*What you need to do*. Repeat everything from the first line of the listing below through the line that contains "XAxis, YAxis, ReferenceArea", exactly. Leave out pictures.

** START OF Source material **

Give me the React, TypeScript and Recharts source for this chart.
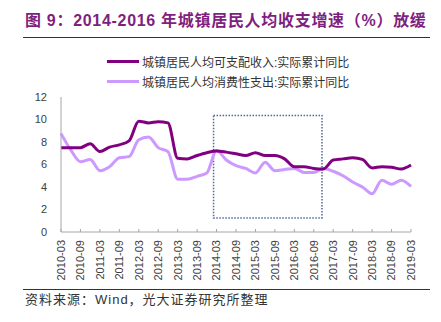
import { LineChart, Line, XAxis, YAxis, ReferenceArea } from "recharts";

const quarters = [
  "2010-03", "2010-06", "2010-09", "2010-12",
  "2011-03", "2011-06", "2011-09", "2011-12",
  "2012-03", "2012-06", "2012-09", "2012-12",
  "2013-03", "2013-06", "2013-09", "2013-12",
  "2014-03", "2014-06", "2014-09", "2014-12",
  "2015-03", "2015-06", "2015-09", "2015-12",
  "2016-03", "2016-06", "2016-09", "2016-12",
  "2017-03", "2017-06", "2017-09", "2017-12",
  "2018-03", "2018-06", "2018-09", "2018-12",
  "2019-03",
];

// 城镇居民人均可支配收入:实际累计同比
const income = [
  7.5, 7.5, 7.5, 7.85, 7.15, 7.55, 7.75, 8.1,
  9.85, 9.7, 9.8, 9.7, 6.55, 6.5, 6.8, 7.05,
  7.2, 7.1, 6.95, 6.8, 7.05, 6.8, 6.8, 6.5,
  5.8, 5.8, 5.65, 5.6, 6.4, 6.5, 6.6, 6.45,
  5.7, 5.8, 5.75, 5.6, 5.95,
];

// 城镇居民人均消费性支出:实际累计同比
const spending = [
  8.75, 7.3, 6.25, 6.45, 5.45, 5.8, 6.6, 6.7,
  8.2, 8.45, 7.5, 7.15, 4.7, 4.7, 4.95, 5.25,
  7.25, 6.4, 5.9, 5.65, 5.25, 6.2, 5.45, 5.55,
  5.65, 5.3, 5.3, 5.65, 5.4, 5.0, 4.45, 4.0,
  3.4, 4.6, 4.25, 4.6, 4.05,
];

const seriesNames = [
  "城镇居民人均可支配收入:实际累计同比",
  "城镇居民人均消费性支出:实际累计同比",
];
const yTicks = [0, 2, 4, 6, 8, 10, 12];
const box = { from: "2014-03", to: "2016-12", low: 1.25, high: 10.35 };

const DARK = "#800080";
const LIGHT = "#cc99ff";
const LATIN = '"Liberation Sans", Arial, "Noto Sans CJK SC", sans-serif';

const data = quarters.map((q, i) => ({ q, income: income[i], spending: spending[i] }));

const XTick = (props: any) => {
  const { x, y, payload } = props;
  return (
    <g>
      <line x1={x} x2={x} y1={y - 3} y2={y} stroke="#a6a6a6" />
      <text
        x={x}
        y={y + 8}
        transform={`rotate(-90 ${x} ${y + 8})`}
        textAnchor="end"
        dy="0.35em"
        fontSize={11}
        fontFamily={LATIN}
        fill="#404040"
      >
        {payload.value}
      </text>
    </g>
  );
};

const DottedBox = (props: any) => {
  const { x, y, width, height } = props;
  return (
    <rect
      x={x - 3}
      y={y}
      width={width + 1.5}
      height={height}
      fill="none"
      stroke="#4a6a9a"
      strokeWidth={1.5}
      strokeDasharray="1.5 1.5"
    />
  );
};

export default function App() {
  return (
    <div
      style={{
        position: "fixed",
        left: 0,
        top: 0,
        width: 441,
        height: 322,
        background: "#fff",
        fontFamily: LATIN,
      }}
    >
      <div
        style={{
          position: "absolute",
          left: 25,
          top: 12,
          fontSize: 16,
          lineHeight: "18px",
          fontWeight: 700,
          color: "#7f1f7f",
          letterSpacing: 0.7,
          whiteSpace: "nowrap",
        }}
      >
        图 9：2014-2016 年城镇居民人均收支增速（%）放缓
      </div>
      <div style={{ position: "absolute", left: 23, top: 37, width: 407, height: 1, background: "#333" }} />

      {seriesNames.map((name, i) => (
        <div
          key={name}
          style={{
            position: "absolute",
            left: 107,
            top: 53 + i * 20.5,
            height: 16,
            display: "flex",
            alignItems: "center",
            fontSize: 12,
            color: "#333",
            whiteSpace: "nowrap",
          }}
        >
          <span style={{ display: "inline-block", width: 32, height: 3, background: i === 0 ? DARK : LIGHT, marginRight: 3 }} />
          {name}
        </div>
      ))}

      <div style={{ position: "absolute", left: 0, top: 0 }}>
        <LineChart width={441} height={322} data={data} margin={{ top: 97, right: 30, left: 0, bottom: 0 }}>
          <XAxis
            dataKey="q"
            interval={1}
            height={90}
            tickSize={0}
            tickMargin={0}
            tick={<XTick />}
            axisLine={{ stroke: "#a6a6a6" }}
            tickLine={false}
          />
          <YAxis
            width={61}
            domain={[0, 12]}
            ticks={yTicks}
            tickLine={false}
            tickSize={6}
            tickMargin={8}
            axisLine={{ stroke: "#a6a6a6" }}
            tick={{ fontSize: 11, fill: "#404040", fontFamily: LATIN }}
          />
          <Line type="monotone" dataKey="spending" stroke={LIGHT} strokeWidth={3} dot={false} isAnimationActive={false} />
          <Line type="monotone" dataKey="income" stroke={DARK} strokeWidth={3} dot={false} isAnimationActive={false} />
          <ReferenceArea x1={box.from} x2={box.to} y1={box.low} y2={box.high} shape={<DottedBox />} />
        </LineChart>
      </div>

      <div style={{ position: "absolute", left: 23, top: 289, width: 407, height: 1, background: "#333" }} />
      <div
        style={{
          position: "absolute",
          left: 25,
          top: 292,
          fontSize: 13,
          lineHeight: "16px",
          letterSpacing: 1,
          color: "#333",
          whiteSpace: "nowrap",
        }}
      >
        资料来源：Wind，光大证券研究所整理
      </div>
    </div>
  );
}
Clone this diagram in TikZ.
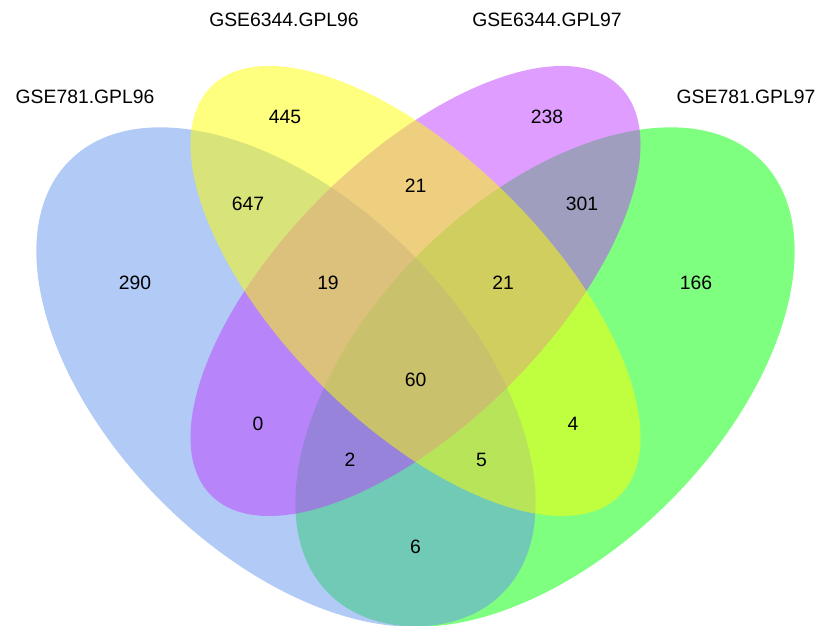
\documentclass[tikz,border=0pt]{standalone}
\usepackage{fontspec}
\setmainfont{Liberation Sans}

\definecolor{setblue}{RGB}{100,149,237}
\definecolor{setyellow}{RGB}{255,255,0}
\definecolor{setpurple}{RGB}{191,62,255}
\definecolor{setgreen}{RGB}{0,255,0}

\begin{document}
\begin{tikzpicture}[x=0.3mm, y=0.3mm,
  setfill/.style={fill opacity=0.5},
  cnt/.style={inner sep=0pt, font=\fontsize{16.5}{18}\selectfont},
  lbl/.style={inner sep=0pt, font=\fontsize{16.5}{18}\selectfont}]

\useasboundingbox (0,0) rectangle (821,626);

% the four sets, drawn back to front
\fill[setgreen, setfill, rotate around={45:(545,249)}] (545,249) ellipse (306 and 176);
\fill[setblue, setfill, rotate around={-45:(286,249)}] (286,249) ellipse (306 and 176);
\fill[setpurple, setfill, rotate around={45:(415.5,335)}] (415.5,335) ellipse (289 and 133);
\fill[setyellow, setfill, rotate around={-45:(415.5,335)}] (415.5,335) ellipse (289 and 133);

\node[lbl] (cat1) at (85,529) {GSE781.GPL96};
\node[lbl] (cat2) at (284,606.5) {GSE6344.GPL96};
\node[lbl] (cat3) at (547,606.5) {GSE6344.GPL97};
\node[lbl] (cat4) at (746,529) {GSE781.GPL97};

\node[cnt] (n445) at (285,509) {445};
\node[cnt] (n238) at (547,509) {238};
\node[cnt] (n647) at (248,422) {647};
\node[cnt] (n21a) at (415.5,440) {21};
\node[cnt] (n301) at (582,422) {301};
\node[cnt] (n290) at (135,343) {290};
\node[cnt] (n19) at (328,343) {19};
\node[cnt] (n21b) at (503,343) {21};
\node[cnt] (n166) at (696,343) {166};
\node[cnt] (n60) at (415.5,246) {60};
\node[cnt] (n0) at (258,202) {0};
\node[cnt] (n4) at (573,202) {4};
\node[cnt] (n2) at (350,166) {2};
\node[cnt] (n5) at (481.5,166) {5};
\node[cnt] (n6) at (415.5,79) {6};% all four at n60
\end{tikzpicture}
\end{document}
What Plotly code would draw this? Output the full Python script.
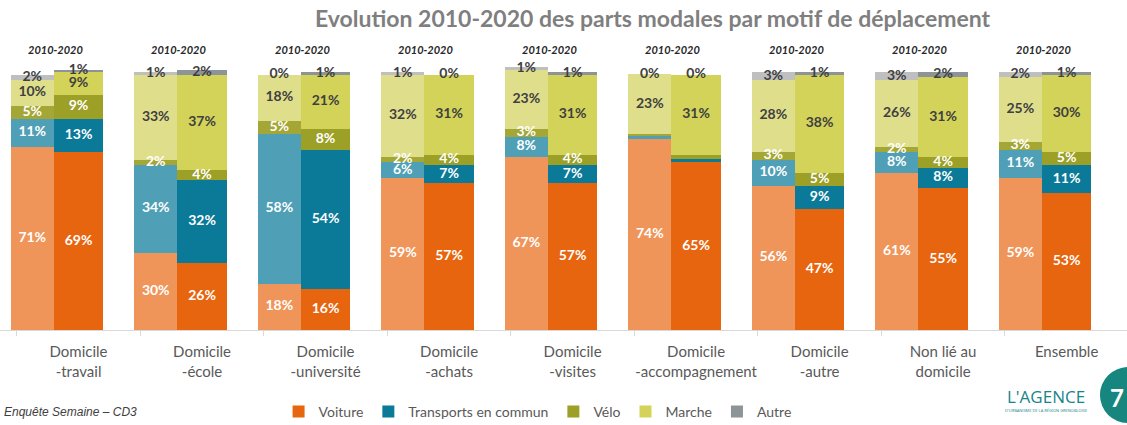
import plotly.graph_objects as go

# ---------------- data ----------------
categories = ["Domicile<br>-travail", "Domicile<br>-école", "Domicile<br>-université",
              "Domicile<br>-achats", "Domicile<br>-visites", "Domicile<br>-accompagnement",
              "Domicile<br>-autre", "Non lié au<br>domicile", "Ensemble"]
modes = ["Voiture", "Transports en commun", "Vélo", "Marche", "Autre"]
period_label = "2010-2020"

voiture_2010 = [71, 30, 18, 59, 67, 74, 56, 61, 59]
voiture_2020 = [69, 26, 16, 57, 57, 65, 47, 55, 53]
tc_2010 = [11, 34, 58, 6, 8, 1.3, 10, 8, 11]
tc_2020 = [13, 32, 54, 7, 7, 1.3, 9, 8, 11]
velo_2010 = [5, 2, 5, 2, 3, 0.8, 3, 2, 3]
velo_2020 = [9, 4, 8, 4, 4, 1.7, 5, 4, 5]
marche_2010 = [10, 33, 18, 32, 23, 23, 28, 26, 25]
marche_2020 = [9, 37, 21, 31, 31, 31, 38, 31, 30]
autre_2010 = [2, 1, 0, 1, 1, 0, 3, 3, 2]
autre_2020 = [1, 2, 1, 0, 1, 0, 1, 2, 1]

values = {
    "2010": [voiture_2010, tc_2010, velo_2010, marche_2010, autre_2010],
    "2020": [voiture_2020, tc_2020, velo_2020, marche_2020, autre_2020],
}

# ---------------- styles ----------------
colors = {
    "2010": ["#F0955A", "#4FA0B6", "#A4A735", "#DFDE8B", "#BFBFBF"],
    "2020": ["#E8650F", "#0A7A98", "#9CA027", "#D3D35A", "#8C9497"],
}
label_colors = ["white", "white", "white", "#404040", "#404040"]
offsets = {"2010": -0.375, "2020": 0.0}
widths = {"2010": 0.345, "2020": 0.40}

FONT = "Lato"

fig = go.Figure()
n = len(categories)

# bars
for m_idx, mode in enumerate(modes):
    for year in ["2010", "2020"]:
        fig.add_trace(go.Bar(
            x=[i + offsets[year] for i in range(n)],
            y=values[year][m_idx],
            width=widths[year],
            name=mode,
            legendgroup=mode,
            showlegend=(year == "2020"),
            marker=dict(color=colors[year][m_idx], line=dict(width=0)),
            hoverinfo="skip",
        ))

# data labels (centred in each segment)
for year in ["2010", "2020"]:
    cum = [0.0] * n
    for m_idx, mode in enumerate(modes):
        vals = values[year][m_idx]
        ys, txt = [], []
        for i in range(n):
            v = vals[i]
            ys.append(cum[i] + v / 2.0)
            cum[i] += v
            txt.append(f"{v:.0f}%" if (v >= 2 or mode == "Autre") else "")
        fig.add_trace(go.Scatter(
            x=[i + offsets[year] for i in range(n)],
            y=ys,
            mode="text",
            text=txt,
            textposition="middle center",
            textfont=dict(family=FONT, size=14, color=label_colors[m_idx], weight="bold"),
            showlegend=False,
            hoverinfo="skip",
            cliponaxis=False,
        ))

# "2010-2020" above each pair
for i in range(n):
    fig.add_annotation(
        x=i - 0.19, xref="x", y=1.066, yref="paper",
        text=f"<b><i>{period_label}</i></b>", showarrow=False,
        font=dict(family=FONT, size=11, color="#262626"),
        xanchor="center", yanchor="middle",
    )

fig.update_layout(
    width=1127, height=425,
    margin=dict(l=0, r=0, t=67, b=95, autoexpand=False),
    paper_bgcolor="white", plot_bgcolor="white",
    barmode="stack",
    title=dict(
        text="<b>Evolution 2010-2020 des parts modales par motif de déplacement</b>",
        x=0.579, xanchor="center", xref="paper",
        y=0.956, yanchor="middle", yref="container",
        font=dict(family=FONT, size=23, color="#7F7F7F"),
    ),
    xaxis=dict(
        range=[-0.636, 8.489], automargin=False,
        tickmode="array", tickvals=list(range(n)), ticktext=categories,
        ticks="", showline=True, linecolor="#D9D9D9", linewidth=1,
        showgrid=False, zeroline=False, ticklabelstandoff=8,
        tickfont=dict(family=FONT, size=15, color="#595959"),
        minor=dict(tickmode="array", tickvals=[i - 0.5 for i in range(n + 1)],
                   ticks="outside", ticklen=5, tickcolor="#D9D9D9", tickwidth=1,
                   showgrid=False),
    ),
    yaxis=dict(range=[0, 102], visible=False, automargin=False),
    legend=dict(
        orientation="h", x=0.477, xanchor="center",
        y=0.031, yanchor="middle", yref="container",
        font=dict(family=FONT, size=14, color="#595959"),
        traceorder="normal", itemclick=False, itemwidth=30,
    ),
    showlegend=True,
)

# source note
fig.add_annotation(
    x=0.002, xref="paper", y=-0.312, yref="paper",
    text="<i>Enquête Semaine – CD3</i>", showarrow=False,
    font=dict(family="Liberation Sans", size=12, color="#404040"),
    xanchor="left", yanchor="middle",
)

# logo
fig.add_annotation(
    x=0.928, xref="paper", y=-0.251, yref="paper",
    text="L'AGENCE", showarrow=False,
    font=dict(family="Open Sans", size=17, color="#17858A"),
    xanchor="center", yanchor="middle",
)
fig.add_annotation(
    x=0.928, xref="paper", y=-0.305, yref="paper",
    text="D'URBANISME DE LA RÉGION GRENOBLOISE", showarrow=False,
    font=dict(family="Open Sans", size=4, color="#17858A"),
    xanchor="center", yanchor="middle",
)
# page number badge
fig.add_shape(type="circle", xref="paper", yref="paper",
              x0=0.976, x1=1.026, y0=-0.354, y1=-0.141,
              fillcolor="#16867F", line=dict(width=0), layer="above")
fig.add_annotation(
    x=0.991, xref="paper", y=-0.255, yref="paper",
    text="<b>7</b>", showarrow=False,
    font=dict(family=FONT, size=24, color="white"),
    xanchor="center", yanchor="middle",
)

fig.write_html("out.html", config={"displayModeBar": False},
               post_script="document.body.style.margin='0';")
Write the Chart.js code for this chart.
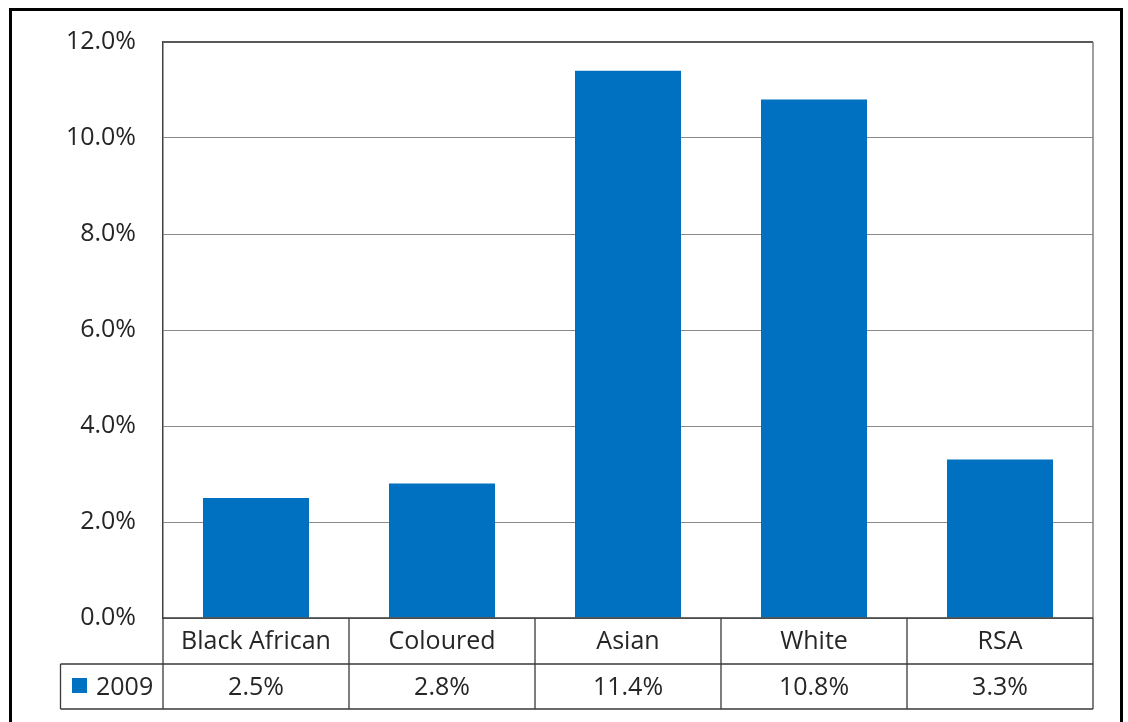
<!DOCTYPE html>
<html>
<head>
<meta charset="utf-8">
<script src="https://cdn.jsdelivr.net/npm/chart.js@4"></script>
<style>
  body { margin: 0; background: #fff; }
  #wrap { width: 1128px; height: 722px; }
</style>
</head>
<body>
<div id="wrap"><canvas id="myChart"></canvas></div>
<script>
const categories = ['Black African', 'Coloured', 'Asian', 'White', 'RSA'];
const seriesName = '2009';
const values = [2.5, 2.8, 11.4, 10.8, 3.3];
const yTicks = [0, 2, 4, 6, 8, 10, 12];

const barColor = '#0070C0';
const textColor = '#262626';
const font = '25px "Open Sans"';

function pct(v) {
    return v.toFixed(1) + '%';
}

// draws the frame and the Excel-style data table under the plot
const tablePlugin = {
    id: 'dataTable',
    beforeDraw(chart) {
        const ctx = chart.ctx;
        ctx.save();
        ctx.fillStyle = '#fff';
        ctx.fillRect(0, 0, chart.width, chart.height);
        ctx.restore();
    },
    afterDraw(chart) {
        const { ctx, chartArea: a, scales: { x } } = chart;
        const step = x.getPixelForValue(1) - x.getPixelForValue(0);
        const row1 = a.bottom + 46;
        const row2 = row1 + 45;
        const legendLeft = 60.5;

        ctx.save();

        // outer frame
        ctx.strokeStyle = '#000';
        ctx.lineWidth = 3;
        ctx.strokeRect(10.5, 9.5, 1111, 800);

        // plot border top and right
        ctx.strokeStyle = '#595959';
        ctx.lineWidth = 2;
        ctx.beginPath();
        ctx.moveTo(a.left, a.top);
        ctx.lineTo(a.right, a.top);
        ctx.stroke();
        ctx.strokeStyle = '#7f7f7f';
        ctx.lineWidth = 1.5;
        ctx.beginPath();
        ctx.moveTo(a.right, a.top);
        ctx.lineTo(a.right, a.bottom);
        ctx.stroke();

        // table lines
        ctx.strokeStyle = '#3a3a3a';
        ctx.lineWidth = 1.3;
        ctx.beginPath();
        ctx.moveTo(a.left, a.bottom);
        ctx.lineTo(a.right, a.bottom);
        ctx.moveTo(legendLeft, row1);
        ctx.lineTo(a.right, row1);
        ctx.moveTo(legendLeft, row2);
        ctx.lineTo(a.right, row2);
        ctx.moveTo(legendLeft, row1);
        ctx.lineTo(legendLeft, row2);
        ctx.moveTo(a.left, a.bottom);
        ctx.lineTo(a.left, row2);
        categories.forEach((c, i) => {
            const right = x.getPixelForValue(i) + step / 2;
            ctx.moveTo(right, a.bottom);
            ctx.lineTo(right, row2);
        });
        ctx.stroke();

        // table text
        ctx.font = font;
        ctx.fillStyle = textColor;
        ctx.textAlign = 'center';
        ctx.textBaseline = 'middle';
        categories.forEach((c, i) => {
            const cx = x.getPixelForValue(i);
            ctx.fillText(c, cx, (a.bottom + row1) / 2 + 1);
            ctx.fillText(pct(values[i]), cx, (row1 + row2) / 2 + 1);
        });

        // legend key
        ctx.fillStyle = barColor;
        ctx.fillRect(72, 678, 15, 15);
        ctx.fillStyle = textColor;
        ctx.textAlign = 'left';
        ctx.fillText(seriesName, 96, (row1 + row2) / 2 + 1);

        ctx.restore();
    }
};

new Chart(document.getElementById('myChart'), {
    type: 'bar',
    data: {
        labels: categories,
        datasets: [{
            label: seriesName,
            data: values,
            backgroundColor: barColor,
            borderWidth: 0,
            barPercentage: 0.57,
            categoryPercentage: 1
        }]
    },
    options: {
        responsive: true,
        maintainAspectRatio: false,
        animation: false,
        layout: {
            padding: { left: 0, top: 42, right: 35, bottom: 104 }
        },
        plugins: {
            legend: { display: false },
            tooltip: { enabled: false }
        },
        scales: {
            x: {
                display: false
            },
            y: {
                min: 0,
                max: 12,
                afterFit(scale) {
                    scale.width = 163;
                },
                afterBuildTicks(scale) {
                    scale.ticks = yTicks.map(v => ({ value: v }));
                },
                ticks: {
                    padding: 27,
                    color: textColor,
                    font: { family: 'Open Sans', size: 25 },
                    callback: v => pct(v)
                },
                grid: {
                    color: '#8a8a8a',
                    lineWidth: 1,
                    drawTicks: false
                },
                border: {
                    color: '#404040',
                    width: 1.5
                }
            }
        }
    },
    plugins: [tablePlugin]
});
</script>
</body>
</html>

** END OF Source material **

*The reply*.
Give me the React, TypeScript and Recharts source for this chart.
import { LineChart, Line, XAxis, YAxis, ReferenceArea } from "recharts";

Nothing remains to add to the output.